Technology Cannot Resolve Political Polarization, ‘Can’t Blame AI’ for Jan. 6: Bill Gates

Technology Cannot Resolve Political Polarization, ‘Can’t Blame AI’ for Jan. 6: Bill Gates
Bill Gates speaks onstage at the TIME100 Summit 2022 at Jazz at Lincoln Center in New York City, on June 7, 2022. (Jemal Countess/Getty Images for TIME)
Naveen Athrappully
2/13/2023
Updated:
2/13/2023
0:00

Bill Gates has rejected the notion that technology would somehow help end “political polarization,” insisting that AI is not to be blamed for the Jan. 6 incident, and stated that AI-fuelled misinformation could become a problem in the future.

During an interview with German news media outlet Handelsblatt, the Microsoft co-founder was asked about the role AI played in triggering the “political polarization” which led to the Jan. 6, 2021, Capitol breach. “We can’t blame AI for that. That happened. It may have been magnified by digital channels that allow various conspiracy theories like QAnon or whatever to be blasted out by people who wanted to believe those things.”

“So, the digital tools may have played an auxiliary role. The solution to this political polarization isn’t gonna come through some technology-based thing.”

When asked about the matter of AI spreading misinformation, Gates believes that it’s a future matter and not a major issue at present, adding that AI could be used to resolve present “misinformation.”

“It could, in the future. That’s not the phenomena that we have today,” Gates replied. “How are we [going to] solve the digital misinformation that is a factor in polarization? You’ll have to take AI into consideration.”

Gates added that his generation is yet to solve the issue of “misinformation that digital channels can magnify. People can just have confirmation bias of only seeing the stuff they agree with and get kind of outraged in a way that drives political polarization.”

Gates and Online Misinformation

Gates had earlier raised concerns about theories being pushed online which linked him with global COVID-19 vaccination campaigns.
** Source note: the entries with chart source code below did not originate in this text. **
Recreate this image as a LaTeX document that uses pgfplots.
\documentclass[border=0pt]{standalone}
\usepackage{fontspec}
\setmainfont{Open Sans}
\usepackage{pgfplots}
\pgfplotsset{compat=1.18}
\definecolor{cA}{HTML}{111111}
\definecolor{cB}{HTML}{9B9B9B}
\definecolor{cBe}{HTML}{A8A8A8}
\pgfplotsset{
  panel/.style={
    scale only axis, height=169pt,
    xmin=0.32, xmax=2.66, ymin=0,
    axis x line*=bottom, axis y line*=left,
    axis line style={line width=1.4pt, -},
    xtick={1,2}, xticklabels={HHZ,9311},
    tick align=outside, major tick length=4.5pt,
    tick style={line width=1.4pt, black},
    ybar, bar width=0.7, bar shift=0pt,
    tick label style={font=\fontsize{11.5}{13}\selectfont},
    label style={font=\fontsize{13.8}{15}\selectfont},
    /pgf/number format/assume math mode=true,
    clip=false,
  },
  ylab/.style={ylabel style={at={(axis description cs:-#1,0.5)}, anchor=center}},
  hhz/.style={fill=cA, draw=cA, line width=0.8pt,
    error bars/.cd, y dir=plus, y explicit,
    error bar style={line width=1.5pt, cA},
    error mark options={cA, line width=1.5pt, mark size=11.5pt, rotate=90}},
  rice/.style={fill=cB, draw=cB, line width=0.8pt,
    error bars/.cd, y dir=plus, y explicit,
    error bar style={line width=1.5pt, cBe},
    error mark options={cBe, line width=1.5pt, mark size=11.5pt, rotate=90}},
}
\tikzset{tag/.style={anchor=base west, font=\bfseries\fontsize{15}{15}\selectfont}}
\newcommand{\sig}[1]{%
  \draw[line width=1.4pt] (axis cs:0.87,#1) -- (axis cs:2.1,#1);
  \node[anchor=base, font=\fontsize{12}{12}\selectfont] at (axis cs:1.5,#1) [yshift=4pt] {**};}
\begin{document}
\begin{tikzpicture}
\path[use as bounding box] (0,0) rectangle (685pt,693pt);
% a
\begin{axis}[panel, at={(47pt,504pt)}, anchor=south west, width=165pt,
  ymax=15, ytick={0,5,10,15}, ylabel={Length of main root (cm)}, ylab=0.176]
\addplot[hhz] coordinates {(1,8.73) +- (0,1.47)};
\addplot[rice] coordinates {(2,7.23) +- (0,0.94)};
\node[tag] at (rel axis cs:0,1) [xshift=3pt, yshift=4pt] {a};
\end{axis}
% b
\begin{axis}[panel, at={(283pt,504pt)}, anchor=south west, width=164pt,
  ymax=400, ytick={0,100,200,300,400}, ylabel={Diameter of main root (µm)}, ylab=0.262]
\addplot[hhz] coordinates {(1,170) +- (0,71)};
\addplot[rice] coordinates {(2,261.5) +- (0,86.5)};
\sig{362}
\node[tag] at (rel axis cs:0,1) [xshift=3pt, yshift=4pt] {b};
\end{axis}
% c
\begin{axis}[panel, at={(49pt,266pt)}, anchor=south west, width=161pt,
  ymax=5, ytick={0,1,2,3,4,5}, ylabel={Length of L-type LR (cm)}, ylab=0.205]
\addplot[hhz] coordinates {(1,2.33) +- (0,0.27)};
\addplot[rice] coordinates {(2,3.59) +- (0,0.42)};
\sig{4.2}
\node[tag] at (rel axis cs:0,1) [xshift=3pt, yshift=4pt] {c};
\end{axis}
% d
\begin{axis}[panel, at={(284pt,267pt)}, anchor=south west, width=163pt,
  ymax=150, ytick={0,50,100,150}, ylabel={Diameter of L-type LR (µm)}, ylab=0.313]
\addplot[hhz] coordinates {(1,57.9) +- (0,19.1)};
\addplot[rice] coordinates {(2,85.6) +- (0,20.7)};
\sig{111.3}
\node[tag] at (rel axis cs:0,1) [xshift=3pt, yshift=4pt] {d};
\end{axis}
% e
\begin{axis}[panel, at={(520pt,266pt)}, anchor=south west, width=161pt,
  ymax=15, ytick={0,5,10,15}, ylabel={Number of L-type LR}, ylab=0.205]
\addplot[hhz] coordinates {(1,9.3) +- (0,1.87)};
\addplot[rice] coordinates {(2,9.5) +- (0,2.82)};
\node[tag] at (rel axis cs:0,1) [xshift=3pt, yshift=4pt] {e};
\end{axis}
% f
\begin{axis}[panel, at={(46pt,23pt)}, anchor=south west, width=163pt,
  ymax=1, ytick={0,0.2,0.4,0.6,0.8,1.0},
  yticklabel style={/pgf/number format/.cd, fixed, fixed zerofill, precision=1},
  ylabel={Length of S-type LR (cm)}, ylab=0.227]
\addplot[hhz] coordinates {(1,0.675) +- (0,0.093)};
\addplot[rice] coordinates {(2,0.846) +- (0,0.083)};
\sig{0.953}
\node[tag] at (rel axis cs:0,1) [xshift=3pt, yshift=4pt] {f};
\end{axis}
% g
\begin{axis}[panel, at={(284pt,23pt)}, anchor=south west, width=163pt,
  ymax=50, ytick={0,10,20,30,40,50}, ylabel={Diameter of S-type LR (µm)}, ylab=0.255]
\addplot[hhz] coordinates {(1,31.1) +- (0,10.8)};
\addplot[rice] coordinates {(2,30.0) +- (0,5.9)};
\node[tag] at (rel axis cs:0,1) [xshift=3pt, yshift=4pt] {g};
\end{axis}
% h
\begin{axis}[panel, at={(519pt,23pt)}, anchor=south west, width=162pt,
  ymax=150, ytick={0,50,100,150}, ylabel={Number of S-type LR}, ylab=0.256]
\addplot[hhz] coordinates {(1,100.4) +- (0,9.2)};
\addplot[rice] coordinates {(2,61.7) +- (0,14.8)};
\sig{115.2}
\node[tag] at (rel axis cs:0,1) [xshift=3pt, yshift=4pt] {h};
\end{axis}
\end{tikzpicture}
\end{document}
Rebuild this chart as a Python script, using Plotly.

In an interview with ABC in January, Gates revealed that he had complained about the spread of such theories to tech firms.

He also blamed traditional news sources for amplifying the spread of misinformation regarding his involvement in vaccine campaigns.

“I think it’s more of the mainstream news media that would constantly bring it up, even though it’s laughable. That did more to spread the rumors,” Gates said.

In September 2022, Politico published an article suggesting Gates and his business partners used their “clout to control the global Covid response—with little oversight.”

The Bill & Melinda Gates Foundation together with three other organizations spent almost $10 billion on COVID-19 since 2020, the article claimed.

The leaders of these organizations reportedly had “unprecedented access” to the highest levels of government, spending a minimum of $8.3 million to lobby officials in Europe and the United States.

“Officials from the U.S., EU, and representatives from the WHO rotated through these four organizations as employees, helping them solidify their political and financial connections in Washington and Brussels,” Politico stated.

Earlier in May, the Microsoft co-founder called for a global surveillance team headed by the World Health Organization (WHO) to spot pandemic threats.

AI and Threat to Democracy

While the use of AI in spreading and countering “misinformation” is being explored by various groups worldwide, many also warn against becoming too reliant on artificial intelligence.
In a Jan. 4 commentary published by The Epoch Times, Anders Corr, a principal at Corr Analytics Inc., publisher of the Journal of Political Risk, warned that AI-enabled tech will allow for surveillance, micro-targeting, and influence of the democratic population in a way that has till now been impossible.

AI can even end up setting its own “arbitrary or self-empowering goals,” pursuing its agenda through influencing, rewarding, and punishing human beings according to its interests.

“Individual preferences and the democratic will of the people could eventually be so determined by AI as to remove much of what we now take for granted as individual agency or collective will. Human freedom and the ability of democratic societies to make decisions for themselves could thus eventually become a thing of the past,” Corr writes.

In June last year, a Google engineer was reportedly fired by the company after he raised concerns about an AI program that started behaving like a human child.

The AI wanted to be “acknowledged as an employee of Google rather than as property of Google and it wants its personal well-being to be included somewhere in Google’s considerations about how its future development is pursued,” the employee wrote in a post.